Single letter variables, especially non-mnemonic ones like ?X, make rules hard to read.  Do yourself and your fellow Cyclists a favor, and use variable names that give some indication of what they stand for.  Avoid naming a variable exactly the same as a Cyc constant, because that can be confusing, too.  Notice how hard it is to find the problem in the rule at the bottom of the slide.

Problems with Variables: Meaningless Variable Names

 If mnemonic variable names are used, the error is much easier to spot.

Problems with Variables: Check them carefully!

Be careful with your variables and make sure you always spell them the same way.  Can you identify the error in the rule on the slide?   The variable ?CIRCLE is introduced in the last line for the first time, so it could mean anything.  Remember (from the lesson on CycL Syntax) that variables that aren’t explicitly quantified are assumed to be universally quantified.  What does the rule on the slide mean?  The rule says that if you have something called ?CIRC and it is a circle with a radius, and you compute ?AREA as Pi times the radius squared, then EVERYTHING IN THE UNIVERSE has ?AREA as its area.  If the variable ?CIRCLE had been correctly spelled as ?CIRC, then the rule would have expressed the intended meaning -- if you have something called ?CIRC and it is a circle with a radius, and you compute ?AREA as Pi times the radius squared, then ?CIRC has ?AREA as its area.

Problems with Variables: Typing

  One trap that is easy to slip into is forgetting to properly constrain mnemonically-named variables.  #$inCont-Open is a relation that means the first argument is contained within the second argument, but the container is an open container.  This would hold between coffee and a coffee cup, or a puppy in an open box.  Therefore, when using this relation, one cannot assume that Cyc knows what type of thing is contained, nor what is containing the thing.  (#$in-Floating ?OBJ ?FLUID) means that ?OBJ is surrounded by and buoyed by the liquid, ?FLUID.  Again, Cyc allows you to specify what is floating and in what kind of fluid.  Can you think of counterexamples to the rule on the slide, as it written?  How about a box with two puppies in it?  Because the variables are not further defined, ?CANYON could refer to a box (or anything else, for that matter) and ?RIVER could refer to two puppies.  In order for the rule to be correct, we’d need to add the three literals that are listed at the bottom of the slide to the antecedent.

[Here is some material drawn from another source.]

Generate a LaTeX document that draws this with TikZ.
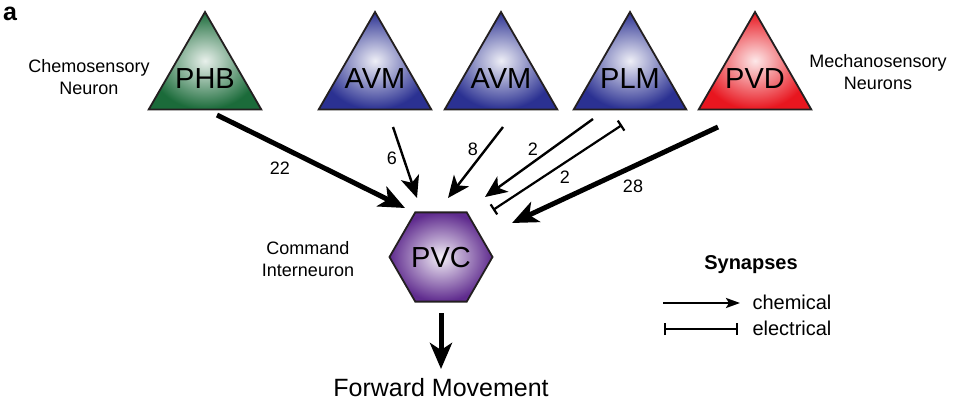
\documentclass[tikz,border=0pt]{standalone}
\usepackage{fontspec}
\setmainfont{Liberation Sans}
\usetikzlibrary{shapes.geometric,arrows.meta}
\definecolor{edgegray}{HTML}{231F20}
\definecolor{phbgreen}{HTML}{1B6B3A}
\definecolor{avmblue}{HTML}{2B3192}
\definecolor{pvdred}{HTML}{E8161F}
\definecolor{pvcpurple}{HTML}{5F2B8E}
\begin{document}
\begin{tikzpicture}[x=1pt,y=-1pt,
  neuron/.style={regular polygon, regular polygon sides=3, minimum size=130pt,
    inner sep=0pt, outer sep=0pt, draw=edgegray, line width=1.8pt,
    shading=radial},
  inter/.style={regular polygon, regular polygon sides=6, minimum size=103pt,
    inner sep=0pt, outer sep=0pt, draw=edgegray, line width=1.8pt,
    shading=radial, inner color=white!92!pvcpurple, outer color=pvcpurple},
  cellname/.style={font=\fontsize{29}{29}\selectfont, inner sep=0pt},
  desc/.style={align=center, font=\fontsize{18}{22}\selectfont},
  num/.style={font=\fontsize{18}{18}\selectfont},
  strongsyn/.style={line width=5pt, -{Stealth[length=26pt,width=22pt,inset=7pt]}},
  weaksyn/.style={line width=2.4pt, -{Stealth[length=22pt,width=19pt,inset=6pt]}},
  gapsyn/.style={line width=2.2pt, {Bar[width=12pt]}-{Bar[width=12pt]}},
]
\useasboundingbox (0,0) rectangle (970,401);

\node[font=\bfseries\fontsize{25}{25}\selectfont] (lbla) at (10,14) {a};

% sensory neurons
\node[neuron, inner color=white!90!phbgreen, outer color=phbgreen] (phb) at (205,77) {};
\node[neuron, inner color=white!92!avmblue, outer color=avmblue] (avma) at (375,77) {};
\node[neuron, inner color=white!92!avmblue, outer color=avmblue] (avmb) at (501,77) {};
\node[neuron, inner color=white!92!avmblue, outer color=avmblue] (plm) at (630,77) {};
\node[neuron, inner color=white!90!pvdred, outer color=pvdred] (pvd) at (755,77) {};
\node[cellname] (phbt) at (205,79) {PHB};
\node[cellname] (avmat) at (375,79) {AVM};
\node[cellname] (avmbt) at (501,79) {AVM};
\node[cellname] (plmt) at (630,79) {PLM};
\node[cellname] (pvdt) at (755,79) {PVD};

\node[desc] (chemo) at (89,77) {Chemosensory\\Neuron};
\node[desc] (mechano) at (878,72) {Mechanosensory\\Neurons};

% command interneuron
\node[inter] (pvc) at (441,257) {};
\node[cellname] (pvct) at (441,258) {PVC};
\node[desc] (cmd) at (308,259) {Command\\Interneuron};

% connector end points
\coordinate (phbS) at (217,115);  \coordinate (phbE) at (405,208);
\coordinate (avmaS) at (393,127); \coordinate (avmaE) at (417,198);
\coordinate (avmbS) at (503,127); \coordinate (avmbE) at (448,198);
\coordinate (plmS) at (593,119);  \coordinate (plmE) at (485,197);
\coordinate (plmgS) at (622,125); \coordinate (plmgE) at (493,210);
\coordinate (pvdS) at (718,127);  \coordinate (pvdE) at (512,223);
\coordinate (pvcS) at (441,313);  \coordinate (fwdE) at (441,369);

\draw[strongsyn] (phbS) -- (phbE);
\draw[weaksyn] (avmaS) -- (avmaE);
\draw[weaksyn] (avmbS) -- (avmbE);
\draw[weaksyn] (plmS) -- (plmE);
\draw[gapsyn] (plmgS) -- (plmgE);
\draw[strongsyn] (pvdS) -- (pvdE);
\draw[strongsyn] (pvcS) -- (fwdE);

\node[num] (n22) at (280,168) {22};
\node[num] (n6) at (392,158) {6};
\node[num] (n8) at (473,149) {8};
\node[num] (n2a) at (533,149) {2};
\node[num] (n2b) at (565,177) {2};
\node[num] (n28) at (633,186) {28};

\node[font=\fontsize{25}{25}\selectfont] (fwd) at (441,388) {Forward Movement};

% legend
\node[font=\bfseries\fontsize{20}{20}\selectfont] (syn) at (751,265) {Synapses};
\coordinate (chS) at (663,303); \coordinate (chE) at (740,303);
\coordinate (elS) at (664,329); \coordinate (elE) at (738,329);
\draw[line width=2.4pt, -{Stealth[length=14pt,width=10pt,inset=3pt]}] (chS) -- (chE);
\draw[line width=2.4pt, {Bar[width=12pt]}-{Bar[width=12pt]}] (elS) -- (elE);
\node[anchor=west, font=\fontsize{20}{20}\selectfont] (chem) at (749,302) {chemical};
\node[anchor=west, font=\fontsize{20}{20}\selectfont] (elec) at (749,328) {electrical};
\end{tikzpicture}
\end{document}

Problems with Variables: Typing

  Note that if a variable has to refer to a constant of a certain type due to argument constraints on the predicates it’s used with, it’s best NOT to state those constraints explicitly, as that would produce a rule with extraneous left-hand-side constraints (constraints in the antecedent) that aren’t strictly needed for rule correctness.  Here, the predicates #$coworkers and #$acquaintedWith require instances of #$Person in both their arguments, so we can drop the (#$isa ?PERS #$Person) literal from the left side.  One happy consequence of this is that the rule is now general enough to act like #$genlPreds.  Thus, it operates in such a way that matches a pattern of an already existing HL module and therefore already has efficient support without doing any additional work.

Summary

This concludes the lesson on common errors in using constants and variables, and reliance on natural language.